Mr. Gervais disagrees there is a shortage of younger farmers joining the business. Between 2006 and 2011, 23,500 farm operators quit, but 33,000 entered the business, drawn by the rising incomes that have followed the global boom in prices for wheat, canola and other commodities.

“The outlook remains extremely positive, and we’re able to attract young farm operators,” Mr. Gervais said.

The amount of leased farmland has remained stable in recent years – about 35 to 40 per cent of the total acreage. This number is expected to rise as farmers retire, and new farmers join the business.

Two-thirds of the 4,000 acres Kevin Bender farms with his father and brother near Red Deer, Alta., is rented from about 12 different people, most of them retired farmers or their families.

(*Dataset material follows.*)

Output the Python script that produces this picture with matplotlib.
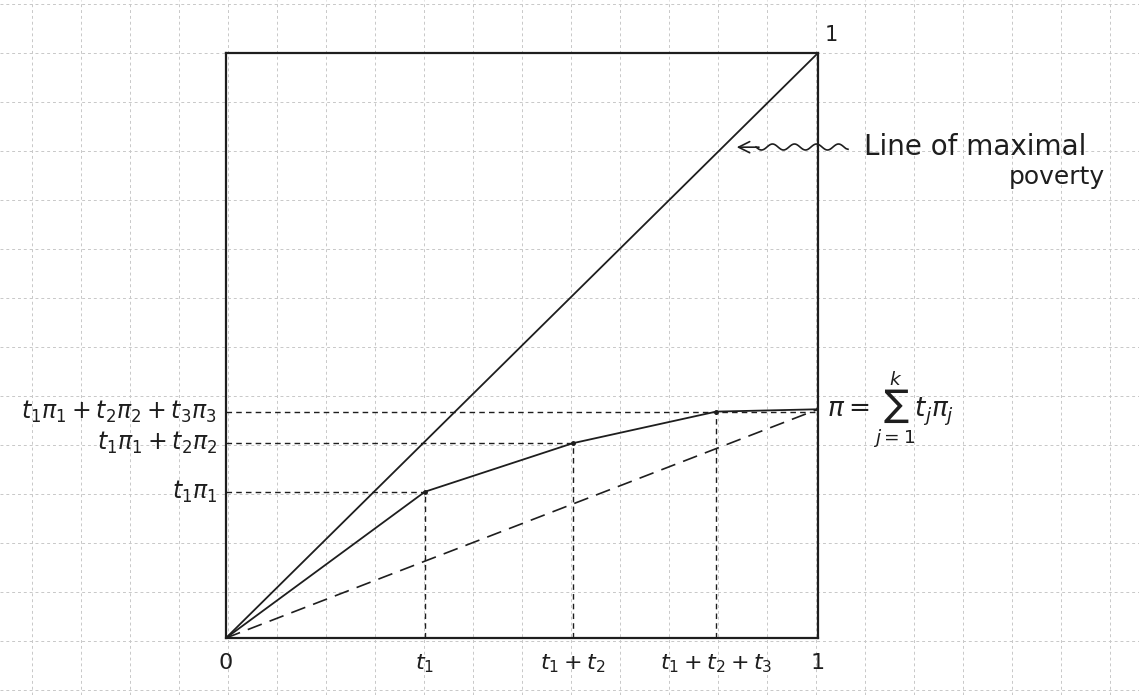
import numpy as np
import matplotlib
matplotlib.use('Agg')
import matplotlib.pyplot as plt

# cumulative population share vs cumulative poverty (concave curve)
x_cum = [0, 0.336, 0.586, 0.828, 1.0]
y_cum = [0, 0.250, 0.333, 0.387, 0.391]
x_labels = ['0', r'$t_1$', r'$t_1+t_2$', r'$t_1+t_2+t_3$', '1']
y_labels = [r'$t_1\pi_1$', r'$t_1\pi_1+t_2\pi_2$', r'$t_1\pi_1+t_2\pi_2+t_3\pi_3$']
pi_label = r'$\pi = \sum_{j=1}^{k} t_j\pi_j$'

ink = '#1e1e1e'
plt.rcParams['mathtext.fontset'] = 'dejavusans'

fig = plt.figure(figsize=(11.39, 6.95), dpi=100)

# graph paper background
bg = fig.add_axes([0, 0, 1, 1], zorder=-1)
bg.set_xlim(0, 1139)
bg.set_ylim(695, 0)
bg.set_xticks(np.arange(32, 1139, 49))
bg.set_yticks(np.arange(4, 695, 49))
bg.tick_params(length=0, labelbottom=False, labelleft=False)
for s in bg.spines.values():
    s.set_visible(False)
bg.grid(True, color='#c8c8c8', linestyle=(0, (3, 3)), linewidth=0.7)

ax = fig.add_axes([226/1139, 57/695, 592/1139, 585/695])
ax.set_facecolor('none')
ax.set_xlim(0, 1)
ax.set_ylim(0, 1)
ax.set_xticks([])
ax.set_yticks([])
for s in ax.spines.values():
    s.set_color(ink)
    s.set_linewidth(1.6)

# line of maximal poverty
ax.plot([0, 1], [0, 1], color=ink, lw=1.3)
# concave curve
ax.plot(x_cum, y_cum, color=ink, lw=1.3, marker='o', ms=2.5)
# straight chord to pi
ax.plot([0, 1], [0, y_cum[-1]], color=ink, lw=1.2, dashes=(9, 5))

# guide lines
for i in range(1, 4):
    xe = 1.0 if i == 3 else x_cum[i]
    ax.plot([0, xe], [y_cum[i], y_cum[i]], color=ink, lw=1.0, dashes=(4, 3))
    ax.plot([x_cum[i], x_cum[i]], [0, y_cum[i]], color=ink, lw=1.0, dashes=(4, 3))
    ax.text(-0.015, y_cum[i], y_labels[i-1], ha='right', va='center', fontsize=17, color=ink)

for xv, lab in zip(x_cum, x_labels):
    ax.text(xv, -0.025, lab, ha='center', va='top', fontsize=16, color=ink)

ax.text(1.012, 1.03, '1', ha='left', va='center', fontsize=15, color=ink)
ax.text(1.015, y_cum[-1], pi_label, ha='left', va='center', fontsize=19, color=ink)

# wavy arrow pointing at the diagonal
ya = 0.839
wave, = ax.plot([0.895, 1.05], [ya, ya], color=ink, lw=1.2, clip_on=False)
wave.set_sketch_params(scale=3, length=22, randomness=1)
ax.annotate('', xy=(0.858, ya), xytext=(0.905, ya),
            arrowprops=dict(arrowstyle='->', color=ink, lw=1.2, mutation_scale=20),
            annotation_clip=False)
ax.text(1.077, ya, 'Line of maximal', ha='left', va='center', fontsize=20, color=ink)
ax.text(1.322, 0.788, 'poverty', ha='left', va='center', fontsize=18, color=ink)

fig.savefig('out.png', dpi=100)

Mr. Bender, 45, said his 70-year-old father still works the land, but has let his sons take over the leased fields, on which they grow barley, peas and other grains. “He enjoys helping us but he doesn’t like making the decisions,” Mr. Bender said by phone.

Like Mr. Stanford, Mr. Bender has watched city folk and non-farmers gradually move into the region’s farmhouses as the farmers retire, while the surrounding land gets leased to growers with ever bigger businesses. It’s an evolution on the prairies that can complicate the business of farming.

“It’s something that can make things more difficult – moving machinery, dust, even manure spreading,” Mr. Bender said. “People move out from the city and they don’t like the smell. I understand that, but that smell was here long before you and it’s only a couple days of the year.”